▶ [Direction]:
Copy exactly the lines that run from the top of the listing to the line containing "2.92, 3.44, 4.16];", both ends included, and omit the pictures.

▶ [Data provided]:
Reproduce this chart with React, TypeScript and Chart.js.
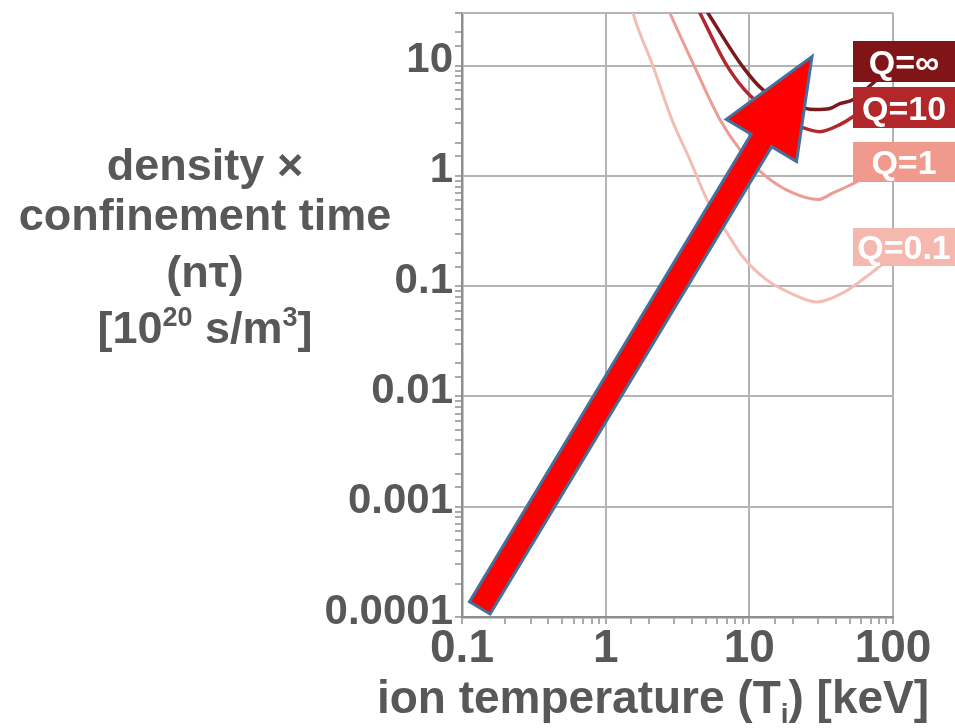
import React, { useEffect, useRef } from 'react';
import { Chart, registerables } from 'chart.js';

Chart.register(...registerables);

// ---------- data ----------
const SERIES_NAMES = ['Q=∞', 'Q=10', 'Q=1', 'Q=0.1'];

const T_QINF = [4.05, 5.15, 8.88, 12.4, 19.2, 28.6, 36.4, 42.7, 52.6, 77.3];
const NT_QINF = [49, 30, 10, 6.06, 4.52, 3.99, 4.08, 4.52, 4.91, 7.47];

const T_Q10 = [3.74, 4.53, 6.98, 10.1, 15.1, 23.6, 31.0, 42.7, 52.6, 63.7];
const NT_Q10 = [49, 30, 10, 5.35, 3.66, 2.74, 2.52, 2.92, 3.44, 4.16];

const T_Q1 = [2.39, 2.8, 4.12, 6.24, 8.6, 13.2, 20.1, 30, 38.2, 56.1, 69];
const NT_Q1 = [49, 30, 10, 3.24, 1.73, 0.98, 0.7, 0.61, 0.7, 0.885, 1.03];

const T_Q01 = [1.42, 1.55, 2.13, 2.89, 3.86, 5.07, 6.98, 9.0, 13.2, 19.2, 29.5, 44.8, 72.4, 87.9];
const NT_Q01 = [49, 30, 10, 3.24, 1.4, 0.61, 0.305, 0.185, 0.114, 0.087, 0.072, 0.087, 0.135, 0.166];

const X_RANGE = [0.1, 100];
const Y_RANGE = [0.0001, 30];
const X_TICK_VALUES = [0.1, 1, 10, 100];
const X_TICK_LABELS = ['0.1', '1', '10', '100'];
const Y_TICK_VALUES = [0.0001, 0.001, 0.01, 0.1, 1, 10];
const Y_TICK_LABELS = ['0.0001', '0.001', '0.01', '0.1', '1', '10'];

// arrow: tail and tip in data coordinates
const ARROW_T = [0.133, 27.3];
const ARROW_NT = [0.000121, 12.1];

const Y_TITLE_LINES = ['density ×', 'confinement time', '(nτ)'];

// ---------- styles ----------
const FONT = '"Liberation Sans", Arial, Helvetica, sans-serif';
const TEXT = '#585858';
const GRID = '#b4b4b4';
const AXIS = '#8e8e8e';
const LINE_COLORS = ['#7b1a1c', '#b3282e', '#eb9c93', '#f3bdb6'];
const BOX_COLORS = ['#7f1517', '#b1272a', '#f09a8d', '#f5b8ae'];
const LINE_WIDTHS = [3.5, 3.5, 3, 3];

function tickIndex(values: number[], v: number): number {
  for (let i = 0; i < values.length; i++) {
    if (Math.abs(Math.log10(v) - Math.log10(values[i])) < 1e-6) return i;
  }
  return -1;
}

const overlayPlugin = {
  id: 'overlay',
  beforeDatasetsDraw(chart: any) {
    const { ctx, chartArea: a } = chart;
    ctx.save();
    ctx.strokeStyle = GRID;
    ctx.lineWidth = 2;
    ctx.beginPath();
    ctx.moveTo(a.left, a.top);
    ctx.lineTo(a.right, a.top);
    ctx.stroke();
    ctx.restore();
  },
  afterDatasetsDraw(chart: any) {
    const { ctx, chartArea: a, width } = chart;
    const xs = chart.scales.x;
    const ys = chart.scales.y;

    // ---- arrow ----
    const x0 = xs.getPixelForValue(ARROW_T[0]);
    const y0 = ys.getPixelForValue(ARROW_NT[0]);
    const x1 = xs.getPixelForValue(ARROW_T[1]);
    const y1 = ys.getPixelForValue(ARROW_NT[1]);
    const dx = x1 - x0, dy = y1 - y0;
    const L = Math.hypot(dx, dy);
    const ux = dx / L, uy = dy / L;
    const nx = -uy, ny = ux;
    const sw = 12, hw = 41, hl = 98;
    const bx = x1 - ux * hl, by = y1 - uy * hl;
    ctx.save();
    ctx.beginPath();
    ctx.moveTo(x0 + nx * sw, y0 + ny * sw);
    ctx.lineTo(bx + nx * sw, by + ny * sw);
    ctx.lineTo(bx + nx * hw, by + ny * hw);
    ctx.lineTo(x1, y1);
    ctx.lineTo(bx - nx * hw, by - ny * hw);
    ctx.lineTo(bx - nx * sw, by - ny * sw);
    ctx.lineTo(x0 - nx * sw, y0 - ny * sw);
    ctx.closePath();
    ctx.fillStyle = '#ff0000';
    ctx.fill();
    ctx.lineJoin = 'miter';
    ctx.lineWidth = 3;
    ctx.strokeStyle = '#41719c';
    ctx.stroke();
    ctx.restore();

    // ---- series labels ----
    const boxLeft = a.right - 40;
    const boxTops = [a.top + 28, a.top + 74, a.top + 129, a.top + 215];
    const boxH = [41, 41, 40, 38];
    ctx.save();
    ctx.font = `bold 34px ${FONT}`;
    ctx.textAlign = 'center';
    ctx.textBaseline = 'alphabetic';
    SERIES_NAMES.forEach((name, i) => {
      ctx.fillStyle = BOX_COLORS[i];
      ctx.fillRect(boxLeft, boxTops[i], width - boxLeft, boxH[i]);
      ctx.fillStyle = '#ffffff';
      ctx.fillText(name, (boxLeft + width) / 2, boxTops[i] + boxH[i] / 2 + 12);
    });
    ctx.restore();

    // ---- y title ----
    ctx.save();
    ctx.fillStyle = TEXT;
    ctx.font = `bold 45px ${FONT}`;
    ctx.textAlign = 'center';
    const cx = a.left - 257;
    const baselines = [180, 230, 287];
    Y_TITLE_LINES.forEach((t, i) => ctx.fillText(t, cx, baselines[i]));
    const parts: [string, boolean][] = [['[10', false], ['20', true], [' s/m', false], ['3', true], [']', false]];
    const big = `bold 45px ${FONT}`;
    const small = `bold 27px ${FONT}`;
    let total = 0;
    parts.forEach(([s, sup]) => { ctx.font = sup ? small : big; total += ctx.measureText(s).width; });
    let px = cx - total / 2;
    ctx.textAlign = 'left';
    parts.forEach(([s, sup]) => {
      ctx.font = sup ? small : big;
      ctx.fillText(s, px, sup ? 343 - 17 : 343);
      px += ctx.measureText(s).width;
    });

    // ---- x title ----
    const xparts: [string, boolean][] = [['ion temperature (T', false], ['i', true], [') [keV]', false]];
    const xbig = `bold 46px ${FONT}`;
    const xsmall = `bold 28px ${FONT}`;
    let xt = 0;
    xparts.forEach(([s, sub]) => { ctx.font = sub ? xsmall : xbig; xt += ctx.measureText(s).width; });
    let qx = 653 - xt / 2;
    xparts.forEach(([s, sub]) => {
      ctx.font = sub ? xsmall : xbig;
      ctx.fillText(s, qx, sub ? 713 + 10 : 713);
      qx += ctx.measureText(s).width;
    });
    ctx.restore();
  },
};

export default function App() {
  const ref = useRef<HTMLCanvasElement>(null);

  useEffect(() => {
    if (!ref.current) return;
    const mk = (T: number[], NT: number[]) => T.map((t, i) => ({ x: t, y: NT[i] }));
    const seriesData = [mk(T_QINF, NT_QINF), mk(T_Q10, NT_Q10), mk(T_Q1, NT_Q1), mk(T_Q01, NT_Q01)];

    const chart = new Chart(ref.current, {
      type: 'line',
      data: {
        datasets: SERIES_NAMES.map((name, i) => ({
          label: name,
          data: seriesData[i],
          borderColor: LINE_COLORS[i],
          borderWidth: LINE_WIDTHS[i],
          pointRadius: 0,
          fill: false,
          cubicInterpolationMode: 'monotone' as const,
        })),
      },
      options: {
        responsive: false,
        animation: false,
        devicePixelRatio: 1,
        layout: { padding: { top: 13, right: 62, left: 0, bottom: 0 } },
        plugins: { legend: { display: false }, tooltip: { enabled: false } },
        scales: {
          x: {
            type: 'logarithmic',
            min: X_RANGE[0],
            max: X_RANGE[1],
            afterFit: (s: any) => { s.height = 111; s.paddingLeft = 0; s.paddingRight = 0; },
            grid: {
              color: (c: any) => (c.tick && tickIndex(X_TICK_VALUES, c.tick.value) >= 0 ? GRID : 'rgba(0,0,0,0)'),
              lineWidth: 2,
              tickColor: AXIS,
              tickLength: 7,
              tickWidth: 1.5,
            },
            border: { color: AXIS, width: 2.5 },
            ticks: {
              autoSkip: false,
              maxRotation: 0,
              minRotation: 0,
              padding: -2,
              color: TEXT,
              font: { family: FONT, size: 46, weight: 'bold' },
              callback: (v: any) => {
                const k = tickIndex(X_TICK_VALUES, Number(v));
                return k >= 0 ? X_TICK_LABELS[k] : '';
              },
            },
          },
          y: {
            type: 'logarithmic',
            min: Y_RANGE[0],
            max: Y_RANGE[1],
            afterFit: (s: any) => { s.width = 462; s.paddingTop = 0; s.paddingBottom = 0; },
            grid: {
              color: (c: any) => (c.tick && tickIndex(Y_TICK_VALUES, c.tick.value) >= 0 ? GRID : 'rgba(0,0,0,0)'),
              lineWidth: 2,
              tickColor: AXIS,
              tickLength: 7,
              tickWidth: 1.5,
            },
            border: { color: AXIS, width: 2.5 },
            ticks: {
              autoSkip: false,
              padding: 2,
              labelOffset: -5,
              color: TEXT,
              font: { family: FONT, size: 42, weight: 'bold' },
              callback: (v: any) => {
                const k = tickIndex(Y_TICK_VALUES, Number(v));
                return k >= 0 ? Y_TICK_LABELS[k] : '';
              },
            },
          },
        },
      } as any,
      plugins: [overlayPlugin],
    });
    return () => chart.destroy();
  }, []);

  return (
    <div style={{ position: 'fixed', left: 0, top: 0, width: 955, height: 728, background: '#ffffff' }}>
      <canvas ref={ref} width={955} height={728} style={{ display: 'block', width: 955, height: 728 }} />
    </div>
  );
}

▶ [Output of the exercise]:
Reproduce this chart with React, TypeScript and Chart.js.
import React, { useEffect, useRef } from 'react';
import { Chart, registerables } from 'chart.js';

Chart.register(...registerables);

// ---------- data ----------
const SERIES_NAMES = ['Q=∞', 'Q=10', 'Q=1', 'Q=0.1'];

const T_QINF = [4.05, 5.15, 8.88, 12.4, 19.2, 28.6, 36.4, 42.7, 52.6, 77.3];
const NT_QINF = [49, 30, 10, 6.06, 4.52, 3.99, 4.08, 4.52, 4.91, 7.47];

const T_Q10 = [3.74, 4.53, 6.98, 10.1, 15.1, 23.6, 31.0, 42.7, 52.6, 63.7];
const NT_Q10 = [49, 30, 10, 5.35, 3.66, 2.74, 2.52, 2.92, 3.44, 4.16];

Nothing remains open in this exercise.